Skip all pictures, then print the remaining material exactly.

Supplied material:
******
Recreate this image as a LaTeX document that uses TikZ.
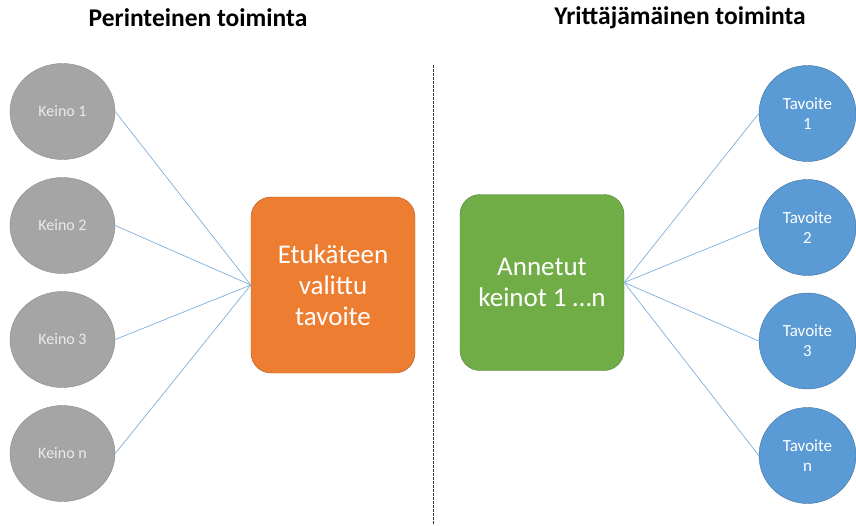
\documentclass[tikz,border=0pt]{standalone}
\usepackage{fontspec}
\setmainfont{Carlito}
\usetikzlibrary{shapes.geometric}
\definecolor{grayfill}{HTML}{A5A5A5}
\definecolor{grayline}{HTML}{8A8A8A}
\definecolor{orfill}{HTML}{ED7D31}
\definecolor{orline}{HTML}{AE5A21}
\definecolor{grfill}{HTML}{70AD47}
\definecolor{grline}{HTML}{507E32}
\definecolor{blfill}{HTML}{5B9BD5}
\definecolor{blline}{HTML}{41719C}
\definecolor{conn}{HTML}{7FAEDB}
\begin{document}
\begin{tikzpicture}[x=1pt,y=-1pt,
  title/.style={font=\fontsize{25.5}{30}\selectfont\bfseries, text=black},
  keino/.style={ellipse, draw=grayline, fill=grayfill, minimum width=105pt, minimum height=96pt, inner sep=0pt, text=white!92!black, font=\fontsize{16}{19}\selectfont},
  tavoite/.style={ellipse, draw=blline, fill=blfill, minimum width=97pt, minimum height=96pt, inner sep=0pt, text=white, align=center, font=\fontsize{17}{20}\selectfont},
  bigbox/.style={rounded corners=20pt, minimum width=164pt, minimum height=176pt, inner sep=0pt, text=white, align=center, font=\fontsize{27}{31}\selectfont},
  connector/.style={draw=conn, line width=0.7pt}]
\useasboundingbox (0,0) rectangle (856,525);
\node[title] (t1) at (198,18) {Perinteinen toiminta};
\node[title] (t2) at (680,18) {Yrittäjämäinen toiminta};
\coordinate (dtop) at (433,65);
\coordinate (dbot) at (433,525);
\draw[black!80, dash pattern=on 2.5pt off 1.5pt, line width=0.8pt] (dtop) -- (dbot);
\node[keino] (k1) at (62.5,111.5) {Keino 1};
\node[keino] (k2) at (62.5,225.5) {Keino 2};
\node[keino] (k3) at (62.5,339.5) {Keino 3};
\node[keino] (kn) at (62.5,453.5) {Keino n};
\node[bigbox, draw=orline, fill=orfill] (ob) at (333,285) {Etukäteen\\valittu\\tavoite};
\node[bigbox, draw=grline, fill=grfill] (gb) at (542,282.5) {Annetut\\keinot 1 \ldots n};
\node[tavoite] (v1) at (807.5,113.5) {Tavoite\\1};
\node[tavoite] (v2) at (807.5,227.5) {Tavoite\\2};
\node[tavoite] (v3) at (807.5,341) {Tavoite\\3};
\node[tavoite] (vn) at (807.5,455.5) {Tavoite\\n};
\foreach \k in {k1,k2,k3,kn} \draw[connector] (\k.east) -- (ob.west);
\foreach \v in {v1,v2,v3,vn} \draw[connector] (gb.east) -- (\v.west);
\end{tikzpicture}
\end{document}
******
Output for this task:
Recreate this image as a LaTeX document that uses TikZ.
\documentclass[tikz,border=0pt]{standalone}
\usepackage{fontspec}
\setmainfont{Carlito}
\usetikzlibrary{shapes.geometric}
\definecolor{grayfill}{HTML}{A5A5A5}
\definecolor{grayline}{HTML}{8A8A8A}
\definecolor{orfill}{HTML}{ED7D31}
\definecolor{orline}{HTML}{AE5A21}
\definecolor{grfill}{HTML}{70AD47}
\definecolor{grline}{HTML}{507E32}
\definecolor{blfill}{HTML}{5B9BD5}
\definecolor{blline}{HTML}{41719C}
\definecolor{conn}{HTML}{7FAEDB}
\begin{document}
\begin{tikzpicture}[x=1pt,y=-1pt,
  title/.style={font=\fontsize{25.5}{30}\selectfont\bfseries, text=black},
  keino/.style={ellipse, draw=grayline, fill=grayfill, minimum width=105pt, minimum height=96pt, inner sep=0pt, text=white!92!black, font=\fontsize{16}{19}\selectfont},
  tavoite/.style={ellipse, draw=blline, fill=blfill, minimum width=97pt, minimum height=96pt, inner sep=0pt, text=white, align=center, font=\fontsize{17}{20}\selectfont},
  bigbox/.style={rounded corners=20pt, minimum width=164pt, minimum height=176pt, inner sep=0pt, text=white, align=center, font=\fontsize{27}{31}\selectfont},
  connector/.style={draw=conn, line width=0.7pt}]
\useasboundingbox (0,0) rectangle (856,525);
\node[title] (t1) at (198,18) {Perinteinen toiminta};
\node[title] (t2) at (680,18) {Yrittäjämäinen toiminta};
\coordinate (dtop) at (433,65);
\coordinate (dbot) at (433,525);
\draw[black!80, dash pattern=on 2.5pt off 1.5pt, line width=0.8pt] (dtop) -- (dbot);
\node[keino] (k1) at (62.5,111.5) {Keino 1};
\node[keino] (k2) at (62.5,225.5) {Keino 2};
\node[keino] (k3) at (62.5,339.5) {Keino 3};
\node[keino] (kn) at (62.5,453.5) {Keino n};
\node[bigbox, draw=orline, fill=orfill] (ob) at (333,285) {Etukäteen\\valittu\\tavoite};
\node[bigbox, draw=grline, fill=grfill] (gb) at (542,282.5) {Annetut\\keinot 1 \ldots n};
\node[tavoite] (v1) at (807.5,113.5) {Tavoite\\1};
\node[tavoite] (v2) at (807.5,227.5) {Tavoite\\2};
\node[tavoite] (v3) at (807.5,341) {Tavoite\\3};
\node[tavoite] (vn) at (807.5,455.5) {Tavoite\\n};
\foreach \k in {k1,k2,k3,kn} \draw[connector] (\k.east) -- (ob.west);
\foreach \v in {v1,v2,v3,vn} \draw[connector] (gb.east) -- (\v.west);
\end{tikzpicture}
\end{document}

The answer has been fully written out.